Appeal to ISO 639 RA in support of Elfdalian

Mats Blakstad mats.gbproject at gmail.com
Sun Apr 24 19:13:35 CEST 2016


2016-04-24 18:01 GMT+02:00 Mark Davis ☕️ <mark at macchiato.com>:

>
> (* But there are many statements used as evidence that are very
> unconvincing. For example, "According to Melerska (2011) 50% of the
> parents, ... consider Elfdalian to be an independent language." There are
> many cases where people consider their dialect to be a language, as a
> matter of (understandable) pride. That does not establish that it is: the
> distinction between language and dialect need to be based on the objective
> measure of intelligibility, not whether or not speakers "think of it" as a
> language. With all due respect to Mencken, "American" is not a language,
> for example; it is one of many varieties of English.)
>
>
I'm suprised that you find many statements unconvincing, could you be more
specific about which statements you're talking about? The statement you
refer to is of course not a good argument on its own, however; It does not
stand on its own. If you want to have any credibility raising questions
about wheater Elfdalian is a language or not you need to come up with more
than that. The differences between British and American is really like a
small peanut compared with the differences between Swedish and Elfdalian.
Beyond that; The opinions of the locals is also not irrelevant. That 50% in
a survey in Älvdalen consider it as a language is actually quite remarkable
all the time that Elfdalian is codified as a Swedish dialect in the public
sphere, and most people that live in Älvdalen, and many that took part in
the survey, do not themselves speak Elfdalian, many didn't speak about
their own language but about other peoples language. Besides, in Älvdalen
there's a public culture around the language, it's been standardized and is
actively used and maintained by the community, you can of course not ignore
such sociolinguistics realities. I find it strange that you request
information about linguistic intelligibility when information about that is
already present in the document you linked to. If you don't find the
evidences in the application convincing, you need to be looking for errors
with a magnifier and ignore all the attach linguistic literature.

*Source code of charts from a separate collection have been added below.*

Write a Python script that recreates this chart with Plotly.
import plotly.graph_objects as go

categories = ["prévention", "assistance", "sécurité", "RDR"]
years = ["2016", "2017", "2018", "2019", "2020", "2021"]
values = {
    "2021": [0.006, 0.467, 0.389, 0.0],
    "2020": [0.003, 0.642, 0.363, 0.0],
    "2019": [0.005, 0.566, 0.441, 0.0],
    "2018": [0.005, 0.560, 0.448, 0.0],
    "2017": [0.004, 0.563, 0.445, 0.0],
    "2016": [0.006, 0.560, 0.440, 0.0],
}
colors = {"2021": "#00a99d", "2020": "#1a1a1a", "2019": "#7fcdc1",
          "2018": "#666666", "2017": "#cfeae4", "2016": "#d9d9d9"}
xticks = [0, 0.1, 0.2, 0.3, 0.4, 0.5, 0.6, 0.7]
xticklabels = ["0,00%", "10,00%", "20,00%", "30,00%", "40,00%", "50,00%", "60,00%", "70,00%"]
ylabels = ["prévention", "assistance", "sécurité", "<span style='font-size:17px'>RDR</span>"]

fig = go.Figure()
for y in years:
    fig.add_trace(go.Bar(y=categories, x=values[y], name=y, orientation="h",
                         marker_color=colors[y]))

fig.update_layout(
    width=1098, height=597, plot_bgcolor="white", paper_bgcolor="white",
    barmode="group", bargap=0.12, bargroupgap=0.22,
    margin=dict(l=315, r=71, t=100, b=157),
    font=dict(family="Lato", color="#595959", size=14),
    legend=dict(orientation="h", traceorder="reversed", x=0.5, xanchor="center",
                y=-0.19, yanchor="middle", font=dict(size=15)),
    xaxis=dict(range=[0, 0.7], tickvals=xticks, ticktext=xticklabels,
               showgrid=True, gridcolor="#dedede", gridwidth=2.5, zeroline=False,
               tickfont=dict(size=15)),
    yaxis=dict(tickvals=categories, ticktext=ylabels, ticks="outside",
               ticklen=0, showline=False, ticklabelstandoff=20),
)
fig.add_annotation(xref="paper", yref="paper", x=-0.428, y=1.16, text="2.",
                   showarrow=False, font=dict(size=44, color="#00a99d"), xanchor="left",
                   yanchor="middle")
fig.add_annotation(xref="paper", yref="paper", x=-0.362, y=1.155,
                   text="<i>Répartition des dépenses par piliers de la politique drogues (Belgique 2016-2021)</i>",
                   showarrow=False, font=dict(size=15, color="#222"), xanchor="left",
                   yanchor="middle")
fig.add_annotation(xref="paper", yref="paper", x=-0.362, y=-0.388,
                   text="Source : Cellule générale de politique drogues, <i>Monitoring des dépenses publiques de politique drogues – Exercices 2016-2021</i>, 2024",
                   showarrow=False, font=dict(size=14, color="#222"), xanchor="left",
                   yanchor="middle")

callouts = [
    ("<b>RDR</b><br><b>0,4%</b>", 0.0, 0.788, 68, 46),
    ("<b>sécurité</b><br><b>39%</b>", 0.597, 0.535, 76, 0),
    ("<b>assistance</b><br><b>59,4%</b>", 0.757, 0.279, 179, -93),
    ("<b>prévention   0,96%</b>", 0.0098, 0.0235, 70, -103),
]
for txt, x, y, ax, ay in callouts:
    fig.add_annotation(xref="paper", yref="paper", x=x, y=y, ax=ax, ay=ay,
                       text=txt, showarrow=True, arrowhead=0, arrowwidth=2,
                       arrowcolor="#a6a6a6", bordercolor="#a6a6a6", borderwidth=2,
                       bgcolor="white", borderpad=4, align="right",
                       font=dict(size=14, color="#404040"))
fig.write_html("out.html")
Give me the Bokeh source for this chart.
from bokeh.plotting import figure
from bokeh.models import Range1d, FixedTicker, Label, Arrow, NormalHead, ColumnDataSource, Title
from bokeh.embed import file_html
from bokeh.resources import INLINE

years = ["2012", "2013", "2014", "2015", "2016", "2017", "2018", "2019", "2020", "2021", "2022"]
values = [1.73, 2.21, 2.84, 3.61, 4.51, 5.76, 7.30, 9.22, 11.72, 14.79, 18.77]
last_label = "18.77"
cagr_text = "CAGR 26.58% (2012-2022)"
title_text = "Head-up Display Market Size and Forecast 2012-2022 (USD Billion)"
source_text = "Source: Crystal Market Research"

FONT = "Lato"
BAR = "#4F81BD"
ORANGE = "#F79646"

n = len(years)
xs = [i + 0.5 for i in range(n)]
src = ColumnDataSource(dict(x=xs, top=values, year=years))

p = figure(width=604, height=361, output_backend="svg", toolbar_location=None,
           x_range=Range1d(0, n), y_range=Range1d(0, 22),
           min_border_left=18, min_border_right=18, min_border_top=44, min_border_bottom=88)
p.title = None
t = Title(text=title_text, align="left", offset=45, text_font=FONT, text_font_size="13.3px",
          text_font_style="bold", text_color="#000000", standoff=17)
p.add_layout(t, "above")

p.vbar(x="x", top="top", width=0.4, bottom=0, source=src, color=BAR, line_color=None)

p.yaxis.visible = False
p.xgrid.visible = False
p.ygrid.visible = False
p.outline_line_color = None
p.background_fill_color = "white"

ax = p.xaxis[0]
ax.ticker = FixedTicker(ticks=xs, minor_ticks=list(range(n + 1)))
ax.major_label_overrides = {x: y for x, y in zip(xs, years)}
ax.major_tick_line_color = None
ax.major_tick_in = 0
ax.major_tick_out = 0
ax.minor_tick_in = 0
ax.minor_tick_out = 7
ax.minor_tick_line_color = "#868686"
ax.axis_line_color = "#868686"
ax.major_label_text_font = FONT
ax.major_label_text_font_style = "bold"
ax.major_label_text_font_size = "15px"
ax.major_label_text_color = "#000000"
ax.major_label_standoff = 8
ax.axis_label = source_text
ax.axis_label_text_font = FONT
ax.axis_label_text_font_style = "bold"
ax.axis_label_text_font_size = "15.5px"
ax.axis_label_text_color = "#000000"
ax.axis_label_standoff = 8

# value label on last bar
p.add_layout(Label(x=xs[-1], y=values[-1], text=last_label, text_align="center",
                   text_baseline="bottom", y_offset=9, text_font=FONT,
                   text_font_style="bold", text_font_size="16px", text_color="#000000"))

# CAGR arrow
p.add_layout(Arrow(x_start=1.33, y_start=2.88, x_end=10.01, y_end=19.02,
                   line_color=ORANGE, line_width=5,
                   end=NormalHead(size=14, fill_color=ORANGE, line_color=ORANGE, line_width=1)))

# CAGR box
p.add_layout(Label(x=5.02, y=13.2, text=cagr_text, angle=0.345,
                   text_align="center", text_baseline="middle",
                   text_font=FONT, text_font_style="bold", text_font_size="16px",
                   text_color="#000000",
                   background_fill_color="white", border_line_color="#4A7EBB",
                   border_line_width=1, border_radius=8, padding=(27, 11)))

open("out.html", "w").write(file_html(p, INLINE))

I start to get really tiered of this debate. I think we can debate this
into eternity. I applied for the first subtag for Elfdalian 16 november
2014. After this period there's been an ISO application and now a new
subtag application. I worked on this issue 16 months now, non convincing
arguments about Elfdalian being a Swedish dialect in this period. It is of
course easy to come with critical questions: But why is it always so hard
for those who belove Elfdalian is a Swedish dialect to refer to research
done or articles? If anyone have those arguments or evidences; please come
with them now so we don't need to wait 16 more months. And don't speculate
or expose your lack of knowledge; send academic titles, research done, give
sources that others can check... thats what we did in our application!